- DATASET CONTENT:
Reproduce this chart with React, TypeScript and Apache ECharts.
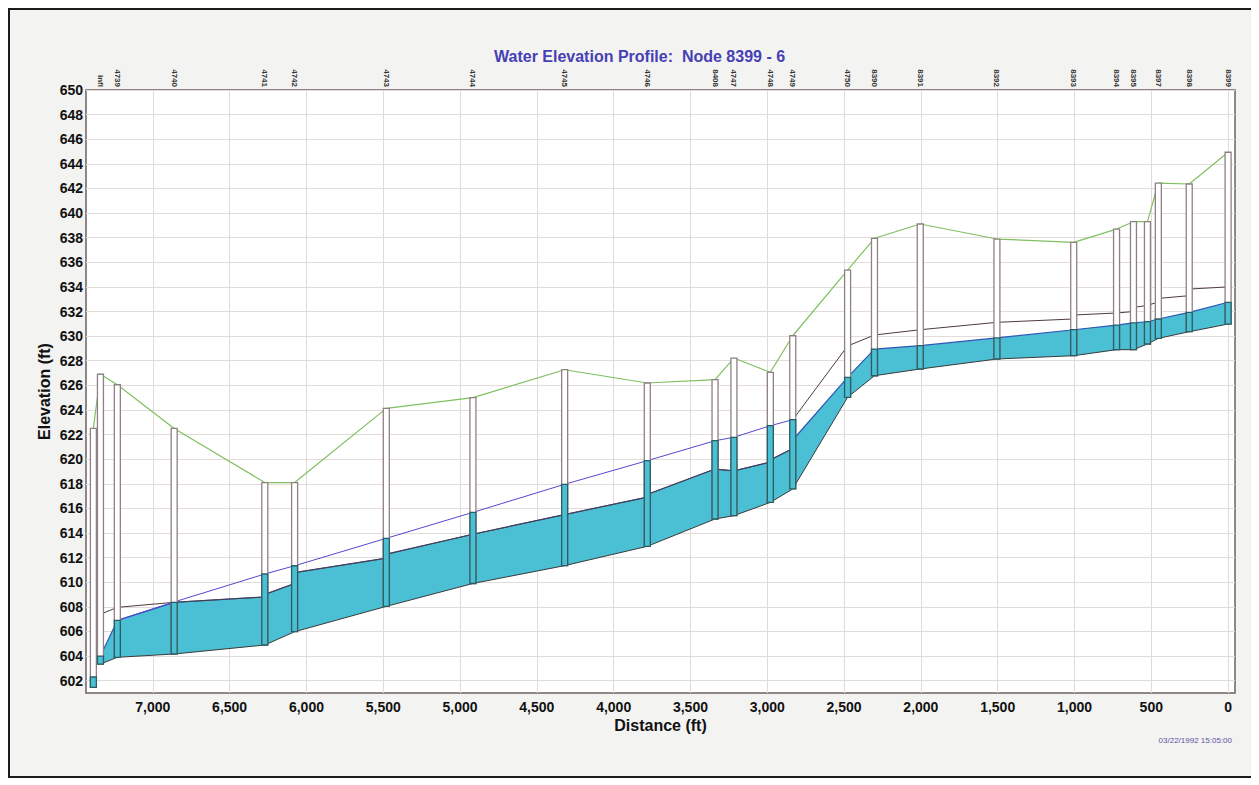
import React, { useEffect, useRef } from 'react';
import * as echarts from 'echarts';

// ---- Node (manhole) data ----
const nodeNames = ['', 'infl', '4739', '4740', '4741', '4742', '4743', '4744', '4745', '4746', '8408', '4747', '4748', '4749', '4750', '8390', '8391', '8392', '8393', '8394', '8395', '', '8397', '8398', '8399'];
const nodeDistance = [7387, 7341, 7231, 6861, 6271, 6077, 5480, 4916, 4319, 3781, 3340, 3217, 2980, 2834, 2477, 2302, 2004, 1505, 1005, 726, 616, 525, 454, 253, 0];
const rimElevation = [622.5, 626.9, 626.05, 622.5, 618.1, 618.1, 624.13, 625.0, 627.27, 626.19, 626.46, 628.22, 627.06, 630.03, 635.37, 637.95, 639.11, 637.89, 637.62, 638.7, 639.3, 639.3, 642.44, 642.36, 644.94];
const nodeInvert = [601.46, 603.35, 603.9, 604.17, 604.9, 605.98, 608.04, 609.9, 611.35, 612.92, 615.14, 615.41, 616.49, 617.58, 625.03, 626.78, 627.33, 628.14, 628.41, 628.9, 628.9, 629.36, 629.82, 630.36, 630.98];
const nodeWaterLevel = [602.3, 604.0, 606.9, 608.37, 610.67, 611.34, 613.57, 615.68, 617.96, 619.88, 621.5, 621.78, 622.72, 623.21, 626.65, 628.95, 629.22, 629.85, 630.52, 630.9, 631.07, 631.17, 631.39, 631.93, 632.75];

// ---- Pipe profile data [distance, elevation] ----
const pipeInvert = [
  [7341, 603.35], [7231, 603.9], [6861, 604.17], [6271, 604.9], [6077, 605.98], [5480, 608.04], [4916, 609.9],
  [4319, 611.35], [3781, 612.92], [3340, 615.14], [3217, 615.41], [2980, 616.49], [2834, 617.58], [2477, 625.03],
  [2302, 626.78], [2004, 627.33], [1505, 628.14], [1005, 628.41], [726, 628.9], [616, 628.9], [525, 629.36],
  [454, 629.82], [253, 630.36], [0, 630.98],
];
const pipeWaterTop = [
  [7341, 604.0], [7231, 606.9], [6861, 608.37], [6280, 608.8], [6262, 609.05], [6085, 609.86], [6068, 610.8],
  [5488, 611.94], [5472, 612.3], [4916, 613.9], [4319, 615.5], [3788, 616.9], [3774, 617.17], [3340, 619.2],
  [3217, 619.05], [2988, 619.74], [2972, 620.0], [2840, 620.83], [2828, 621.64], [2477, 626.65], [2302, 628.95],
  [2004, 629.22], [1505, 629.85], [1005, 630.52], [726, 630.9], [616, 631.07], [525, 631.17], [454, 631.39],
  [253, 631.93], [0, 632.75],
];
const pipeCrown = [
  [7341, 607.4], [7231, 607.96], [6861, 608.37], [6280, 608.8], [6262, 609.05], [6085, 609.86], [6068, 610.8],
  [5488, 611.94], [5472, 612.3], [4916, 613.9], [4319, 615.5], [3788, 616.9], [3774, 617.17], [3340, 619.2],
  [3217, 619.05], [2988, 619.74], [2972, 620.0], [2840, 620.83], [2828, 623.3], [2477, 629.2], [2302, 630.09],
  [2004, 630.52], [1505, 631.12], [1012, 631.39], [998, 631.72], [726, 631.88], [622, 631.99], [610, 632.34],
  [525, 632.5], [460, 632.75], [448, 633.07], [260, 633.28], [246, 633.83], [0, 634.0],
];
const hglLine = [
  [7231, 606.9], [6861, 608.4], [6271, 610.67], [6077, 611.34], [5480, 613.57], [4916, 615.68], [4319, 617.96],
  [3781, 619.88], [3340, 621.5], [3217, 621.78], [2980, 622.72], [2834, 623.21],
];

// ---- Axis ticks ----
const xTickValues = [0, 500, 1000, 1500, 2000, 2500, 3000, 3500, 4000, 4500, 5000, 5500, 6000, 6500, 7000];
const yTickValues = [602, 604, 606, 608, 610, 612, 614, 616, 618, 620, 622, 624, 626, 628, 630, 632, 634, 636, 638, 640, 642, 644, 646, 648, 650];

const FONT = "'Liberation Sans', Arial, sans-serif";
const WATER = '#4bbfd3';

export default function App() {
  const ref = useRef<HTMLDivElement>(null);

  useEffect(() => {
    if (!ref.current) return;
    const chart = echarts.init(ref.current, undefined, { renderer: 'svg' });

    const labeledDist = nodeDistance.filter((_, i) => nodeNames[i] !== '');
    const waterPolygon = [...pipeWaterTop, ...pipeInvert.slice().reverse()];
    const groundLine = nodeDistance.map((d, i) => [d, rimElevation[i]]);
    const manholes = nodeDistance.map((d, i) => [d, rimElevation[i], nodeInvert[i], nodeWaterLevel[i]]);

    const option: any = {
      animation: false,
      backgroundColor: 'transparent',
      textStyle: { fontFamily: FONT },
      title: {
        text: 'Water Elevation Profile:  Node 8399 - 6',
        left: 479,
        top: 33,
        textStyle: { color: '#4640b4', fontSize: 16, fontWeight: 'bold', fontFamily: FONT },
      },
      grid: {
        left: 76, top: 80, width: 1149, height: 603,
        show: true, backgroundColor: '#ffffff', borderColor: '#6e6262', borderWidth: 1.5,
      },
      xAxis: [
        {
          type: 'value', min: -45, max: 7435, inverse: true, position: 'bottom',
          name: 'Distance (ft)', nameLocation: 'middle', nameGap: 24, nameMoveOverlap: false,
          nameTextStyle: { fontWeight: 'bold', fontSize: 16, color: '#111', fontFamily: FONT },
          axisLine: { show: false },
          axisTick: { show: false, customValues: xTickValues },
          axisLabel: {
            customValues: xTickValues, fontWeight: 'bold', fontSize: 14, color: '#111', margin: 7, fontFamily: FONT,
            formatter: (v: number) => v.toLocaleString('en-US'),
          },
          splitLine: { show: true, lineStyle: { color: '#e3dada', width: 1 } },
        },
        {
          type: 'value', min: -45, max: 7435, inverse: true, position: 'top',
          axisLine: { show: false },
          axisTick: { show: false, customValues: labeledDist },
          axisLabel: {
            customValues: labeledDist, rotate: 90, fontSize: 8, fontWeight: 'bold', color: '#333', margin: 3,
            fontFamily: FONT,
            formatter: (v: number) => {
              const i = nodeDistance.indexOf(v);
              return i >= 0 ? nodeNames[i] : '';
            },
          },
          splitLine: { show: false },
        },
      ],
      yAxis: {
        type: 'value', min: 601, max: 650,
        name: 'Elevation (ft)', nameLocation: 'middle', nameGap: 34, nameRotate: 90, nameMoveOverlap: false,
        nameTextStyle: { fontWeight: 'bold', fontSize: 16, color: '#111', fontFamily: FONT },
        axisLine: { show: false },
        axisTick: { show: false, customValues: yTickValues },
        axisLabel: { customValues: yTickValues, fontWeight: 'bold', fontSize: 14, color: '#111', margin: 3, fontFamily: FONT },
        splitLine: { show: true, lineStyle: { color: '#e3dada', width: 1 } },
      },
      graphic: [
        {
          type: 'text', right: 19, top: 726,
          style: { text: '03/22/1992 15:05:00', fill: '#5e4f9e', font: `8px ${FONT}` },
        },
      ],
      series: [
        {
          type: 'custom', name: 'water', z: 1, silent: true,
          data: waterPolygon, encode: { x: 0, y: 1 },
          renderItem: (params: any, api: any) => {
            if (params.dataIndex !== 0) return null;
            const pts = waterPolygon.map((p) => api.coord(p));
            return { type: 'polygon', shape: { points: pts }, style: { fill: WATER, stroke: 'none' } };
          },
        },
        {
          type: 'line', name: 'ground', z: 2, silent: true, symbol: 'none',
          data: groundLine, lineStyle: { color: '#7fc060', width: 1.2 },
        },
        {
          type: 'line', name: 'invert', z: 3, silent: true, symbol: 'none',
          data: pipeInvert, lineStyle: { color: '#3a3a3a', width: 1 },
        },
        {
          type: 'line', name: 'water surface', z: 3, silent: true, symbol: 'none',
          data: pipeWaterTop, lineStyle: { color: '#2f55b8', width: 1.2 },
        },
        {
          type: 'line', name: 'crown', z: 4, silent: true, symbol: 'none',
          data: pipeCrown, lineStyle: { color: '#4e3c3c', width: 1 },
        },
        {
          type: 'line', name: 'HGL', z: 4, silent: true, symbol: 'none',
          data: hglLine, lineStyle: { color: '#5548d0', width: 1 },
        },
        {
          type: 'custom', name: 'manholes', z: 6, silent: true,
          data: manholes, encode: { x: 0, y: 1 },
          renderItem: (params: any, api: any) => {
            const d = api.value(0);
            const top = api.coord([d, api.value(1)]);
            const bot = api.coord([d, api.value(2)]);
            const wat = api.coord([d, api.value(3)]);
            const w = 6;
            return {
              type: 'group',
              children: [
                {
                  type: 'rect',
                  shape: { x: top[0] - w / 2, y: top[1], width: w, height: bot[1] - top[1] },
                  style: { fill: '#ffffff', stroke: '#8f8084', lineWidth: 1.3 },
                },
                {
                  type: 'rect',
                  shape: { x: top[0] - w / 2, y: wat[1], width: w, height: bot[1] - wat[1] },
                  style: { fill: WATER, stroke: '#2b5d62', lineWidth: 1.3 },
                },
              ],
            };
          },
        },
      ],
    };

    chart.setOption(option);
    return () => chart.dispose();
  }, []);

  return (
    <div style={{ width: 1241, height: 766, border: '2px solid #1c1c1c', background: '#f3f3f2' }}>
      <div ref={ref} style={{ width: 1241, height: 766 }} />
    </div>
  );
}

- YOUR INSTRUCTIONS: Leave out the pictures and repeat the lines from the start of the material through the line with "631.39, 631.93, 632.75];", inclusive.

- ANSWER:
Reproduce this chart with React, TypeScript and Apache ECharts.
import React, { useEffect, useRef } from 'react';
import * as echarts from 'echarts';

// ---- Node (manhole) data ----
const nodeNames = ['', 'infl', '4739', '4740', '4741', '4742', '4743', '4744', '4745', '4746', '8408', '4747', '4748', '4749', '4750', '8390', '8391', '8392', '8393', '8394', '8395', '', '8397', '8398', '8399'];
const nodeDistance = [7387, 7341, 7231, 6861, 6271, 6077, 5480, 4916, 4319, 3781, 3340, 3217, 2980, 2834, 2477, 2302, 2004, 1505, 1005, 726, 616, 525, 454, 253, 0];
const rimElevation = [622.5, 626.9, 626.05, 622.5, 618.1, 618.1, 624.13, 625.0, 627.27, 626.19, 626.46, 628.22, 627.06, 630.03, 635.37, 637.95, 639.11, 637.89, 637.62, 638.7, 639.3, 639.3, 642.44, 642.36, 644.94];
const nodeInvert = [601.46, 603.35, 603.9, 604.17, 604.9, 605.98, 608.04, 609.9, 611.35, 612.92, 615.14, 615.41, 616.49, 617.58, 625.03, 626.78, 627.33, 628.14, 628.41, 628.9, 628.9, 629.36, 629.82, 630.36, 630.98];
const nodeWaterLevel = [602.3, 604.0, 606.9, 608.37, 610.67, 611.34, 613.57, 615.68, 617.96, 619.88, 621.5, 621.78, 622.72, 623.21, 626.65, 628.95, 629.22, 629.85, 630.52, 630.9, 631.07, 631.17, 631.39, 631.93, 632.75];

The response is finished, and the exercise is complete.